I can´t find $\lambda$ and $\theta$

Answer 1

Here are the steps:

1- Find the eigenvalues of the coefficient matrix which are $2\pm \sqrt{5}$.

2- Find the associated eigenvectors with the values.

3- equalling the vectors with your sine and cosine vector, find the $\theta$.

Answer 2

A clean way to do this is to multiply both sides of the expression on the left with $\left(\begin{array}{cc} -\sin \theta & \cos \theta \end{array} \right)$

$$\left(\begin{array}{cc} -\sin \theta & \cos \theta \end{array} \right) \left( \begin{array}{cc} 1 & 2 \\ 2 & 3 \end{array} \right) % \left( \begin{array}{cc} \cos \theta \\ \sin \theta \end{array} \right) = \lambda\left(\begin{array}{cc} -\sin \theta & \cos \theta \end{array} \right)\left( \begin{array}{cc} \cos \theta \\ \sin \theta \end{array} \right) $$

$$2\sin{\theta}\cos{\theta} + 2\cos^2{\theta} - 2\sin^2{\theta}= 0$$

$$\sin{2\theta}+2\cos{2\theta}=0$$

Solve for theta, plug in and back out $\lambda$, delete extraneous roots if present.

Answer 3

For given $\theta$ this is an eigenvalue problem.

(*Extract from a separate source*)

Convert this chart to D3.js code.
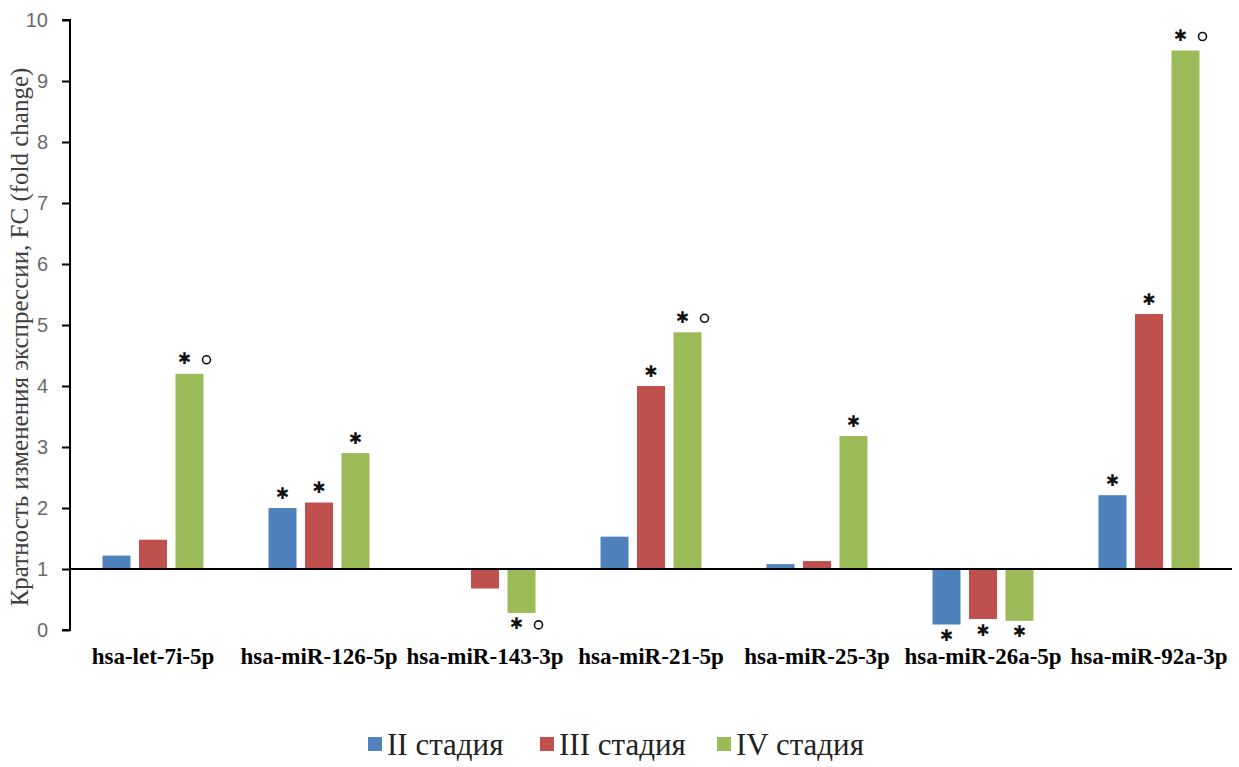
<!DOCTYPE html>
<html>
<head>
<meta charset="utf-8">
<script src="https://cdn.jsdelivr.net/npm/d3@7"></script>
<style>
  html, body { margin: 0; padding: 0; background: #fff; }
  svg { display: block; }
  .serif { font-family: "Liberation Serif", "Times New Roman", "DejaVu Serif", serif; }
</style>
</head>
<body>
<svg id="chart" width="1239" height="767"></svg>
<script>
// --- data ---
const categories = [
  "hsa-let-7i-5p", "hsa-miR-126-5p", "hsa-miR-143-3p", "hsa-miR-21-5p",
  "hsa-miR-25-3p", "hsa-miR-26a-5p", "hsa-miR-92a-3p"
];
const seriesNames = ["II стадия", "III стадия", "IV стадия"];
const seriesColors = ["#4f81bd", "#c0504d", "#9bbb59"];

const stageII  = [1.22, 2.00, 1.00, 1.53, 1.08, 0.09, 2.21];
const stageIII = [1.48, 2.09, 0.68, 4.00, 1.13, 0.18, 5.18];
const stageIV  = [4.20, 2.90, 0.28, 4.88, 3.18, 0.15, 9.50];

// significance marks: "*" = star, "*o" = star + circle
const marksII  = ["", "*", "", "", "", "*", "*"];
const marksIII = ["", "*", "", "*", "", "*", "*"];
const marksIV  = ["*o", "*", "*o", "*o", "*", "*", "*o"];

const yTicks = [0, 1, 2, 3, 4, 5, 6, 7, 8, 9, 10];
const baseline = 1;
const yTitle = "Кратность изменения экспрессии, FC (fold change)";

// --- layout ---
const svg = d3.select("#chart");
const plotLeft = 70, plotRight = 1232, plotTop = 20, plotBottom = 630;

const x = d3.scaleBand().domain(categories).range([plotLeft, plotRight]).padding(0);
const xSub = d3.scaleBand()
  .domain(seriesNames)
  .range([-54.75, 54.75])
  .paddingInner(0.233)
  .paddingOuter(0.1165);
const y = d3.scaleLinear().domain([0, 10]).range([plotBottom, plotTop]);

const allSeries = [stageII, stageIII, stageIV];
const allMarks = [marksII, marksIII, marksIV];

// flatten into bar records
const bars = [];
categories.forEach((c, i) => {
  seriesNames.forEach((s, j) => {
    bars.push({ cat: c, series: s, color: seriesColors[j], value: allSeries[j][i], mark: allMarks[j][i] });
  });
});

const barX = (d) => x(d.cat) + x.bandwidth() / 2 + xSub(d.series);

// bars grow up or down from the baseline (FC = 1)
svg.append("g")
  .selectAll("rect")
  .data(bars)
  .join("rect")
  .attr("x", barX)
  .attr("width", xSub.bandwidth())
  .attr("y", (d) => y(Math.max(d.value, baseline)))
  .attr("height", (d) => Math.abs(y(d.value) - y(baseline)))
  .attr("fill", (d) => d.color);

// y axis
const yAxis = svg.append("g")
  .attr("transform", `translate(${plotLeft},0)`)
  .call(d3.axisLeft(y).tickValues(yTicks).tickSize(8).tickPadding(14).tickFormat(d3.format("d")));
yAxis.select(".domain").attr("stroke", "#000").attr("stroke-width", 2)
  .attr("d", `M-8,${y(10)}H0V${y(0)}H-8`);
yAxis.selectAll(".tick line").attr("stroke", "#000").attr("stroke-width", 2);
yAxis.selectAll(".tick text")
  .attr("fill", "#6b6b6b")
  .style("font-family", "'Liberation Sans', Arial, sans-serif")
  .attr("font-size", 20);

// baseline line at FC = 1
svg.append("line")
  .attr("x1", plotLeft).attr("x2", plotRight)
  .attr("y1", y(baseline)).attr("y2", y(baseline))
  .attr("stroke", "#000").attr("stroke-width", 2);

// y title
svg.append("text")
  .attr("class", "serif")
  .attr("transform", `translate(28,${(plotTop + plotBottom) / 2 + 12}) rotate(-90)`)
  .attr("text-anchor", "middle")
  .attr("font-size", 25)
  .attr("fill", "#404040")
  .text(yTitle);

// category labels
svg.append("g")
  .selectAll("text")
  .data(categories)
  .join("text")
  .attr("class", "serif")
  .attr("x", (d) => x(d) + x.bandwidth() / 2)
  .attr("y", 664)
  .attr("text-anchor", "middle")
  .attr("font-weight", "bold")
  .attr("font-size", 23)
  .attr("fill", "#000")
  .text((d) => d);

// significance marks above (or below, for down-regulated) bars
const marked = bars.filter((d) => d.mark);
const markG = svg.append("g");
marked.forEach((d) => {
  const cx = barX(d) + xSub.bandwidth() / 2;
  const up = d.value >= baseline;
  const my = up ? y(d.value) - 14 : y(d.value) + 12;
  const hasCircle = d.mark.includes("o");
  const sx = hasCircle ? cx - 5 : cx;
  markG.append("text")
    .attr("x", sx).attr("y", my)
    .attr("text-anchor", "middle")
    .attr("dominant-baseline", "middle")
    .style("font-family", "'DejaVu Sans', sans-serif")
    .attr("font-size", 16)
    .attr("fill", "#111")
    .text("✱");
  if (hasCircle) {
    markG.append("circle")
      .attr("cx", sx + 22).attr("cy", my)
      .attr("r", 4)
      .attr("fill", "none")
      .attr("stroke", "#111")
      .attr("stroke-width", 1.6);
  }
});

// legend
const legendX = [368, 540, 717];
const legend = svg.append("g")
  .selectAll("g")
  .data(seriesNames)
  .join("g")
  .attr("transform", (d, i) => `translate(${legendX[i]},745)`);
legend.append("rect")
  .attr("x", 0).attr("y", -8)
  .attr("width", 14).attr("height", 14)
  .attr("fill", (d, i) => seriesColors[i]);
legend.append("text")
  .attr("class", "serif")
  .attr("x", 19).attr("y", 10)
  .attr("font-size", 31)
  .attr("fill", "#222")
  .text((d) => d);
</script>
</body>
</html>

The characteristic equation of your matrix is $p(\lambda) = (1-\lambda)(3 - \lambda) -4 = \lambda^2 - 4\lambda -1$

And so the eigenvalues are

$ \lambda = \dfrac{4 \pm \sqrt{16+4}}{2} = 2 \pm \sqrt{5}$

It can be shown (though I used computer algebra) that the eigenvectors are

$$v_1 = \begin{bmatrix} 1\\1 \end{bmatrix} v_2 = \begin{bmatrix} \dfrac{2}{1+ \sqrt{5}} \\ \dfrac{2}{1-\sqrt{5}}\end{bmatrix} $$

The polar coordinate representation of a vector allows you to find the angle. Since there are two vectors, there should be two $\theta$, and so

$$\theta_i = \tan ^{-1}(\dfrac{y_i}{x_i})$$